● **Task requirements**:
Find every line of the listing below where "code" appears, and copy it.

● **Materials provided**:
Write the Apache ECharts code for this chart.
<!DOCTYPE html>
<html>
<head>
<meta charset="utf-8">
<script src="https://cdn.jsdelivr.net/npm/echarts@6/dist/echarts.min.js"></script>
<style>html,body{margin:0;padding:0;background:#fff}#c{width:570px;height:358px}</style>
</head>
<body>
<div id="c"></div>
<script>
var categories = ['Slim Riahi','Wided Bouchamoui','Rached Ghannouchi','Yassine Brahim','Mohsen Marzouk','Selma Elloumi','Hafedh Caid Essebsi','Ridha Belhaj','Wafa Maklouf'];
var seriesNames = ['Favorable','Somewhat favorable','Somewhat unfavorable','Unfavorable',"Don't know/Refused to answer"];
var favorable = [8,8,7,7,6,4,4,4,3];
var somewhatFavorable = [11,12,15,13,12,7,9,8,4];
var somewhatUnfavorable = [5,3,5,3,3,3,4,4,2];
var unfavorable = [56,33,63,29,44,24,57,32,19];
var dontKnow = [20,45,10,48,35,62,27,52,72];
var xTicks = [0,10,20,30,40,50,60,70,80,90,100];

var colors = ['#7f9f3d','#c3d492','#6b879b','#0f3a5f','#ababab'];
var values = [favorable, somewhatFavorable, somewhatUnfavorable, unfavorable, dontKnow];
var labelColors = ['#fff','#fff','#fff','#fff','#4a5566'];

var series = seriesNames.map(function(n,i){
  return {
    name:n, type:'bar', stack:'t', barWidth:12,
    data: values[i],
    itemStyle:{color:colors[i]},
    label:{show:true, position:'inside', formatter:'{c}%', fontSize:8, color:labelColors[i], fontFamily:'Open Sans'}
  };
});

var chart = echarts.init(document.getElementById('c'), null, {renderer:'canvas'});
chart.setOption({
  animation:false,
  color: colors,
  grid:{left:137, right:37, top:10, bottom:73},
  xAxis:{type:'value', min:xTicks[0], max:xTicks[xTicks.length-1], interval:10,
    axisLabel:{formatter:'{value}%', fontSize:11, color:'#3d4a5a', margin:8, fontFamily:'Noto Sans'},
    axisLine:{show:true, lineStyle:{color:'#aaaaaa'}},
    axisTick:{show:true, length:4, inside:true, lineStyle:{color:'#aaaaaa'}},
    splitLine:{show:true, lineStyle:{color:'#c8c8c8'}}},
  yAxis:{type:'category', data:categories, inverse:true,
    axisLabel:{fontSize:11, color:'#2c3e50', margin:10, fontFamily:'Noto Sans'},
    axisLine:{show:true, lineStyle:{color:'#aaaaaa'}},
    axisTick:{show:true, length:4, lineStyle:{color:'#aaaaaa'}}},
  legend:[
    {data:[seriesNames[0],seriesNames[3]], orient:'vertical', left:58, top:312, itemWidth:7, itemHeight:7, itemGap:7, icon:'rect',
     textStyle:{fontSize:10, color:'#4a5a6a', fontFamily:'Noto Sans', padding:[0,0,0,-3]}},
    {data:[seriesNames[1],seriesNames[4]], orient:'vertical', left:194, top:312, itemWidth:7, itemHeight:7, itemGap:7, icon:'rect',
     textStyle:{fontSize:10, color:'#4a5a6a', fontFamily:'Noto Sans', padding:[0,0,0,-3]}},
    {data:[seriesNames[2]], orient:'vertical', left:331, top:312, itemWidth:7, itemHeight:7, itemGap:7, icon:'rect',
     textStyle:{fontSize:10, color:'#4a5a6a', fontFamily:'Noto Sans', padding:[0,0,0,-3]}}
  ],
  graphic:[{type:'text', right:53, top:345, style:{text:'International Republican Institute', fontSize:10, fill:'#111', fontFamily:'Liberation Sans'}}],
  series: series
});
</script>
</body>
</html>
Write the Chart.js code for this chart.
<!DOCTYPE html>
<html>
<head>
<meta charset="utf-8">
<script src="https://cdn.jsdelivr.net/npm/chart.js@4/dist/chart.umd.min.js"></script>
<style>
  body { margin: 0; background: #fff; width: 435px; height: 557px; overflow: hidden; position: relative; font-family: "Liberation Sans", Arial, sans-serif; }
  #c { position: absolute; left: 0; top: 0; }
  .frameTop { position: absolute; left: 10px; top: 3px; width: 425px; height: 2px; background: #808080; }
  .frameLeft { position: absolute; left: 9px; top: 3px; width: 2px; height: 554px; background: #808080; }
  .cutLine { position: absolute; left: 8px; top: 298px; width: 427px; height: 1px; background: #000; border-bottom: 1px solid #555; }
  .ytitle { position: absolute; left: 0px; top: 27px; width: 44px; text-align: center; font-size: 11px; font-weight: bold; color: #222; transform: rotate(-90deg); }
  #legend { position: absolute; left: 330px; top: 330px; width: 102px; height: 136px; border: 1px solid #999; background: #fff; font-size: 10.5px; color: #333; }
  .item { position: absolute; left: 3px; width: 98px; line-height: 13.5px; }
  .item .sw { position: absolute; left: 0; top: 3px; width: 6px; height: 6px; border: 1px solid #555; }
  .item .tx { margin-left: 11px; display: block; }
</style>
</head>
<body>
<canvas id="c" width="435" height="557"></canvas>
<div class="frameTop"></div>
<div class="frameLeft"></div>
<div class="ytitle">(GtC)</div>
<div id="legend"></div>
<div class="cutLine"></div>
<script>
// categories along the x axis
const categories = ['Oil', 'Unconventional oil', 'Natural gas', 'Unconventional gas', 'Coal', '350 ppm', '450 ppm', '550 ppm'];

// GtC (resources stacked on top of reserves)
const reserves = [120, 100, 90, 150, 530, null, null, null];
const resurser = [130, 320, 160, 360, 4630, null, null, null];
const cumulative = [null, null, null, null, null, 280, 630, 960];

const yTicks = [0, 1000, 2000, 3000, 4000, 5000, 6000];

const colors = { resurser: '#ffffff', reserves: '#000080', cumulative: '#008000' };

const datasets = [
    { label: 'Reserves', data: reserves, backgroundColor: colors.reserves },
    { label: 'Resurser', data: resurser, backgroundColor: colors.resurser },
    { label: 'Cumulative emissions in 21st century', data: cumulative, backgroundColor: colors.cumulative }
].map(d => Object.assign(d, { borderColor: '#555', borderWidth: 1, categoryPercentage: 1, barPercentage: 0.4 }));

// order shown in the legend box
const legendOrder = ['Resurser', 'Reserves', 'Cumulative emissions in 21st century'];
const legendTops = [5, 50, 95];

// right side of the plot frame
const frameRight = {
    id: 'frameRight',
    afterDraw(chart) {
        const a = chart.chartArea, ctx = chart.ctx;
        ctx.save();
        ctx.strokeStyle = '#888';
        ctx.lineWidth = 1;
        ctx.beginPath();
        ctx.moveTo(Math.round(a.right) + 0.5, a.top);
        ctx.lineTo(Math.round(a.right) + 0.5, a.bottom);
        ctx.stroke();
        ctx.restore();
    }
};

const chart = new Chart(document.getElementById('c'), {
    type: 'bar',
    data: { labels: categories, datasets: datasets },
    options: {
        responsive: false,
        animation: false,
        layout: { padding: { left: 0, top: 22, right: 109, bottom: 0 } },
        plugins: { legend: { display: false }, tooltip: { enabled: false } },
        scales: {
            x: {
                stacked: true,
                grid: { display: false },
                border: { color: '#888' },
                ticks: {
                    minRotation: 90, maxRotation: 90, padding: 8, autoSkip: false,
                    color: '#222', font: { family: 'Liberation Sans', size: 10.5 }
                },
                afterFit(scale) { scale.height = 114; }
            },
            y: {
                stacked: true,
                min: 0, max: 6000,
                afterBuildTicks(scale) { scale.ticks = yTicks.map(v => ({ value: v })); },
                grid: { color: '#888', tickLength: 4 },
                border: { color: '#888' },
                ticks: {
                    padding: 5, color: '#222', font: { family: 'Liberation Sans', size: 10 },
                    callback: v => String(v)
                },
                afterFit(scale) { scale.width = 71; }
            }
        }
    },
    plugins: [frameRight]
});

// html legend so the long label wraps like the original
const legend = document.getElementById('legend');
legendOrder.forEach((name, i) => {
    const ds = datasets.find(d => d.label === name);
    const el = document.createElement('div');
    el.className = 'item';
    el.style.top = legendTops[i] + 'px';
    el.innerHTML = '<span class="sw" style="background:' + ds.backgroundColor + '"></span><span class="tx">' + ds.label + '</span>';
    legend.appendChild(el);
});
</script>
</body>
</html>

● **Answer to this problem**:
Write the Apache ECharts code for this chart.
Write the Chart.js code for this chart.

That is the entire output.